Recorded data:
((
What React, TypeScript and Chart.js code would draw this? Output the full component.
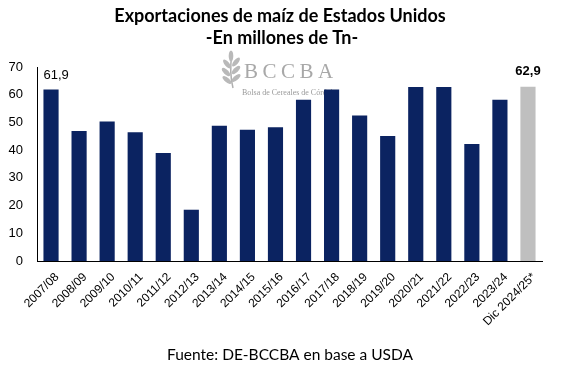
import React, { useEffect, useRef } from "react";
import { Chart, registerables } from "chart.js";

Chart.register(...registerables);

const categories = [
  "2007/08", "2008/09", "2009/10", "2010/11", "2011/12", "2012/13",
  "2013/14", "2014/15", "2015/16", "2016/17", "2017/18", "2018/19",
  "2019/20", "2020/21", "2021/22", "2022/23", "2023/24", "Dic 2024/25*",
];
const exportsMt = [
  61.9, 46.9, 50.3, 46.5, 39.0, 18.5, 48.8, 47.4, 48.3, 58.2, 61.9, 52.5,
  45.1, 62.8, 62.8, 42.2, 58.2, 62.9,
];
const labeledIdx = [0, 17];
const labelTexts = ["61,9", "62,9"];
const yTicks = [0, 10, 20, 30, 40, 50, 60, 70];
const titleLines = ["Exportaciones de maíz de Estados Unidos", "-En millones de Tn-"];
const footerText = "Fuente: DE-BCCBA en base a USDA";

const NAVY = "#0b2361";
const GREY = "#bfbfbf";

const watermark = {
  id: "watermark",
  beforeDatasetsDraw(chart: any) {
    const ctx = chart.ctx;
    ctx.save();
    ctx.strokeStyle = "#b0b0b0";
    ctx.fillStyle = "#b9b9b9";
    ctx.lineWidth = 1.5;
    ctx.beginPath();
    ctx.moveTo(233, 88);
    ctx.quadraticCurveTo(229, 72, 232, 54);
    ctx.stroke();
    const leaves = [
      [227, 80, -0.9], [236, 78, 0.9], [226, 72, -0.8], [236, 70, 0.8],
      [227, 64, -0.7], [236, 62, 0.7], [231, 56, 0],
    ];
    for (const [x, y, r] of leaves) {
      ctx.save();
      ctx.translate(x, y);
      ctx.rotate(r as number);
      ctx.beginPath();
      ctx.ellipse(0, 0, 2.3, 5.5, 0, 0, Math.PI * 2);
      ctx.fill();
      ctx.restore();
    }
    ctx.fillStyle = "#a8a8a8";
    ctx.font = "21px 'Liberation Serif', serif";
    ctx.textBaseline = "alphabetic";
    ctx.textAlign = "left";
    ["B", "C", "C", "B", "A"].forEach((l, i) => ctx.fillText(l, 244 + i * 18.5, 78));
    ctx.font = "8px 'Liberation Serif', serif";
    ctx.fillStyle = "#9a9a9a";
    ctx.fillText("Bolsa de Cereales de Córdoba", 242, 95);
    ctx.restore();
  },
};

const texts = {
  id: "texts",
  afterDraw(chart: any) {
    const ctx = chart.ctx;
    ctx.save();
    ctx.fillStyle = "#000";
    ctx.textAlign = "center";
    ctx.textBaseline = "middle";
    ctx.font = "bold 18px Lato, 'Open Sans', sans-serif";
    ctx.fillText(titleLines[0], 280, 16);
    ctx.fillText(titleLines[1], 282, 38);
    ctx.font = "15.5px Lato, 'Open Sans', sans-serif";
    ctx.fillText(footerText, 290, 355);
    ctx.restore();
  },
};

const valueLabels = {
  id: "valueLabels",
  afterDatasetsDraw(chart: any) {
    const ctx = chart.ctx;
    const meta = chart.getDatasetMeta(0);
    ctx.save();
    ctx.fillStyle = "#000";
    ctx.textBaseline = "middle";
    labeledIdx.forEach((idx, k) => {
      const el = meta.data[idx];
      if (k === 0) {
        ctx.font = "13px 'Liberation Sans', Arial, sans-serif";
        ctx.textAlign = "left";
        ctx.fillText(labelTexts[k], el.x - el.width / 2, el.y - 14);
      } else {
        ctx.font = "bold 13px 'Liberation Sans', Arial, sans-serif";
        ctx.textAlign = "center";
        ctx.fillText(labelTexts[k], el.x, el.y - 15);
      }
    });
    ctx.restore();
  },
};

export default function App() {
  const ref = useRef<HTMLCanvasElement | null>(null);
  useEffect(() => {
    document.body.style.margin = "0";
    const canvas = ref.current!;
    const chart = new Chart(canvas, {
      type: "bar",
      data: {
        labels: categories,
        datasets: [
          {
            data: exportsMt,
            backgroundColor: categories.map((_, i) =>
              i === categories.length - 1 ? GREY : NAVY
            ),
            categoryPercentage: 1,
            barPercentage: 0.54,
          },
        ],
      },
      options: {
        responsive: false,
        animation: false,
        devicePixelRatio: 1,
        layout: { padding: { left: 8, right: 28, top: 67, bottom: 0 } },
        plugins: {
          legend: { display: false },
          tooltip: { enabled: false },
          title: { display: false },
        },
        scales: {
          x: {
            afterFit: (axis: any) => {
              axis.height = 109;
            },
            grid: { display: false, drawTicks: false },
            border: { display: true, color: "#000", width: 1 },
            ticks: {
              color: "#000",
              minRotation: 45,
              maxRotation: 45,
              autoSkip: false,
              padding: 9,
              labelOffset: 6,
              font: { family: "'Liberation Sans', Arial, sans-serif", size: 12 },
            },
          },
          y: {
            min: 0,
            max: 70,
            afterBuildTicks: (axis: any) => {
              axis.ticks = yTicks.map((v) => ({ value: v }));
            },
            afterFit: (axis: any) => {
              axis.width = 29;
            },
            grid: { display: false, drawTicks: false },
            border: { display: true, color: "#000", width: 1 },
            ticks: {
              color: "#000",
              padding: 14,
              font: { family: "'Liberation Sans', Arial, sans-serif", size: 13 },
            },
          },
        },
      },
      plugins: [watermark, valueLabels, texts],
    });
    return () => chart.destroy();
  }, []);
  return <canvas ref={ref} width={570} height={370} style={{ display: "block" }} />;
}
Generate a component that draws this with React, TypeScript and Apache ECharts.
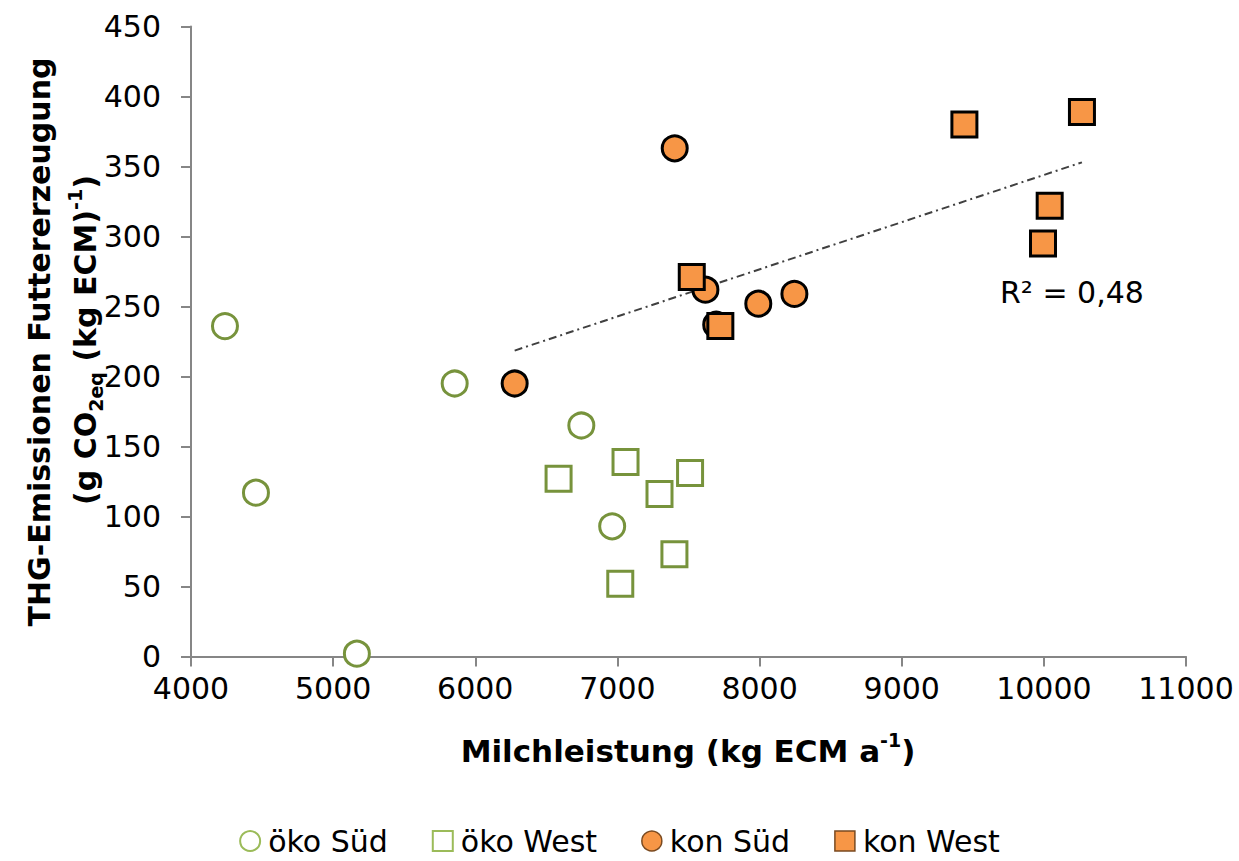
import React, { useEffect, useRef } from "react";
import * as echarts from "echarts";

// Milchleistung (kg ECM a-1) and THG-Emissionen (g CO2eq (kg ECM)-1)
const okoSuedX = [4239, 4457, 5167, 5855, 6746, 6963];
const okoSuedY = [236, 117, 2, 195, 165, 93];
const okoWestX = [6586, 7057, 7511, 7296, 7401, 7020];
const okoWestY = [127, 139, 131, 116, 73, 52];
const konSuedX = [6277, 7403, 7619, 7991, 8245, 7695];
const konSuedY = [195, 363, 262, 252, 259, 237];
const konWestX = [7523, 7724, 9441, 10268, 10041, 9994];
const konWestY = [271, 236, 380, 389, 322, 295];

const seriesNames = ["öko Süd", "öko West", "kon Süd", "kon West"];
const xTicks = { min: 4000, max: 11000, interval: 1000 };
const yTicks = { min: 0, max: 450, interval: 50 };
const r2Label = "R² = 0,48";

const GREEN = "#77933C";
const ORANGE = "#F79646";
const FONT = "DejaVu Sans";

function zip(xs: number[], ys: number[]) {
  return xs.map((x, i) => [x, ys[i]]);
}

function regression(xs: number[], ys: number[]) {
  const n = xs.length;
  const mx = xs.reduce((a, b) => a + b, 0) / n;
  const my = ys.reduce((a, b) => a + b, 0) / n;
  let sxy = 0, sxx = 0;
  for (let i = 0; i < n; i++) {
    sxy += (xs[i] - mx) * (ys[i] - my);
    sxx += (xs[i] - mx) ** 2;
  }
  const slope = sxy / sxx;
  const intercept = my - slope * mx;
  return { slope, intercept };
}

export default function App() {
  const ref = useRef<HTMLDivElement>(null);

  useEffect(() => {
    document.body.style.margin = "0";
    if (!ref.current) return;
    const chart = echarts.init(ref.current, null, { renderer: "svg" });

    const konX = [...konSuedX, ...konWestX];
    const konY = [...konSuedY, ...konWestY];
    const reg = regression(konX, konY);
    const xmin = Math.min(...konX);
    const xmax = Math.max(...konX);
    const trend = [
      [xmin, reg.intercept + reg.slope * xmin],
      [xmax, reg.intercept + reg.slope * xmax],
    ];

    const axisCommon = {
      axisLine: { show: true, lineStyle: { color: "#868686", width: 2 } },
      axisTick: { show: true, inside: false, length: 10, lineStyle: { color: "#868686", width: 2 } },
      splitLine: { show: false },
    };

    chart.setOption({
      animation: false,
      backgroundColor: "#fff",
      grid: { left: 191, right: 53, top: 26.5, bottom: 204.5, containLabel: false },
      xAxis: {
        type: "value",
        ...xTicks,
        ...axisCommon,
        axisLabel: {
          fontSize: 30,
          fontFamily: FONT,
          color: "#000",
          margin: 17,
          formatter: (v: number) => String(v),
        },
      },
      yAxis: {
        type: "value",
        ...yTicks,
        ...axisCommon,
        axisLabel: {
          fontSize: 30,
          fontFamily: FONT,
          color: "#000",
          margin: 30,
          formatter: (v: number) => String(v),
        },
      },
      legend: {
        left: "center",
        top: 826,
        itemWidth: 20,
        itemHeight: 20,
        itemGap: 44,
        padding: 0,
        textStyle: { fontSize: 30, lineHeight: 30, fontFamily: FONT, color: "#000", padding: [0, 0, 0, 3] },
        data: [
          { name: seriesNames[0], icon: "circle", itemStyle: { color: "#fff", borderColor: "#9BBB59", borderWidth: 2 } },
          { name: seriesNames[1], icon: "rect", itemStyle: { color: "#fff", borderColor: "#9BBB59", borderWidth: 2 } },
          { name: seriesNames[2], icon: "circle", itemStyle: { color: ORANGE, borderColor: "#7a4a20", borderWidth: 1.5 } },
          { name: seriesNames[3], icon: "rect", itemStyle: { color: ORANGE, borderColor: "#7a4a20", borderWidth: 1.5 } },
        ],
      },
      series: [
        {
          name: "trend",
          type: "line",
          data: trend,
          symbol: "none",
          silent: true,
          z: 1,
          lineStyle: { color: "#404040", width: 2, type: [8, 4, 2, 4] },
        },
        {
          name: seriesNames[0],
          type: "scatter",
          symbol: "circle",
          symbolSize: 25,
          data: zip(okoSuedX, okoSuedY),
          itemStyle: { color: "#fff", borderColor: GREEN, borderWidth: 3, opacity: 1 },
          z: 2,
        },
        {
          name: seriesNames[1],
          type: "scatter",
          symbol: "rect",
          symbolSize: 25,
          data: zip(okoWestX, okoWestY),
          itemStyle: { color: "#fff", borderColor: GREEN, borderWidth: 3, opacity: 1 },
          z: 3,
        },
        {
          name: seriesNames[2],
          type: "scatter",
          symbol: "circle",
          symbolSize: 25,
          data: zip(konSuedX, konSuedY),
          itemStyle: { color: ORANGE, borderColor: "#000", borderWidth: 3, opacity: 1 },
          z: 4,
        },
        {
          name: seriesNames[3],
          type: "scatter",
          symbol: "rect",
          symbolSize: 25,
          data: zip(konWestX, konWestY),
          itemStyle: { color: ORANGE, borderColor: "#000", borderWidth: 3, opacity: 1 },
          z: 5,
        },
      ],
      graphic: [
        {
          type: "text",
          x: 688,
          y: 748,
          style: {
            text: "{b|Milchleistung (kg ECM a}{sup|-1}{b|)}",
            align: "center",
            verticalAlign: "middle",
            fill: "#000",
            rich: {
              b: { fontSize: 31, fontWeight: "bold", fontFamily: FONT, lineHeight: 36, verticalAlign: "bottom" },
              sup: { fontSize: 19, fontWeight: "bold", fontFamily: FONT, lineHeight: 36, verticalAlign: "top" },
            },
          },
        },
        {
          type: "text",
          x: 39,
          y: 342,
          rotation: Math.PI / 2,
          style: {
            text: "{b|THG-Emissionen Futtererzeugung}",
            align: "center",
            verticalAlign: "middle",
            fill: "#000",
            rich: {
              b: { fontSize: 30, fontWeight: "bold", fontFamily: FONT, lineHeight: 36 },
            },
          },
        },
        {
          type: "text",
          x: 85,
          y: 340,
          rotation: Math.PI / 2,
          style: {
            text: "{b|(g CO}{sub|2eq}{b| (kg ECM)}{sup|-1}{b|)}",
            align: "center",
            verticalAlign: "middle",
            fill: "#000",
            rich: {
              b: { fontSize: 30, fontWeight: "bold", fontFamily: FONT, lineHeight: 40 },
              sub: { fontSize: 19, fontWeight: "bold", fontFamily: FONT, lineHeight: 22, verticalAlign: "bottom" },
              sup: { fontSize: 19, fontWeight: "bold", fontFamily: FONT, lineHeight: 22, verticalAlign: "top" },
            },
          },
        },
        {
          type: "text",
          x: 1000,
          y: 292,
          style: {
            text: r2Label,
            align: "left",
            verticalAlign: "middle",
            fill: "#000",
            fontSize: 30,
            fontFamily: FONT,
          },
        },
      ],
    });

    return () => chart.dispose();
  }, []);

  return <div ref={ref} style={{ width: 1239, height: 861 }} />;
}
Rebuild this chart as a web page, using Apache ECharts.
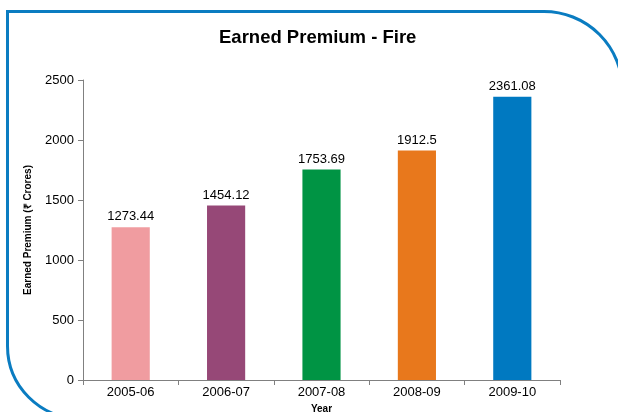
))
■ TO DO: Give again, exactly as written, only the lines that start at the one with "Generate a component" and end at the one with "import * as", both included. Skip any pictures.

■ RESULT FOR THIS EXERCISE:
Generate a component that draws this with React, TypeScript and Apache ECharts.
import React, { useEffect, useRef } from "react";
import * as echarts from "echarts";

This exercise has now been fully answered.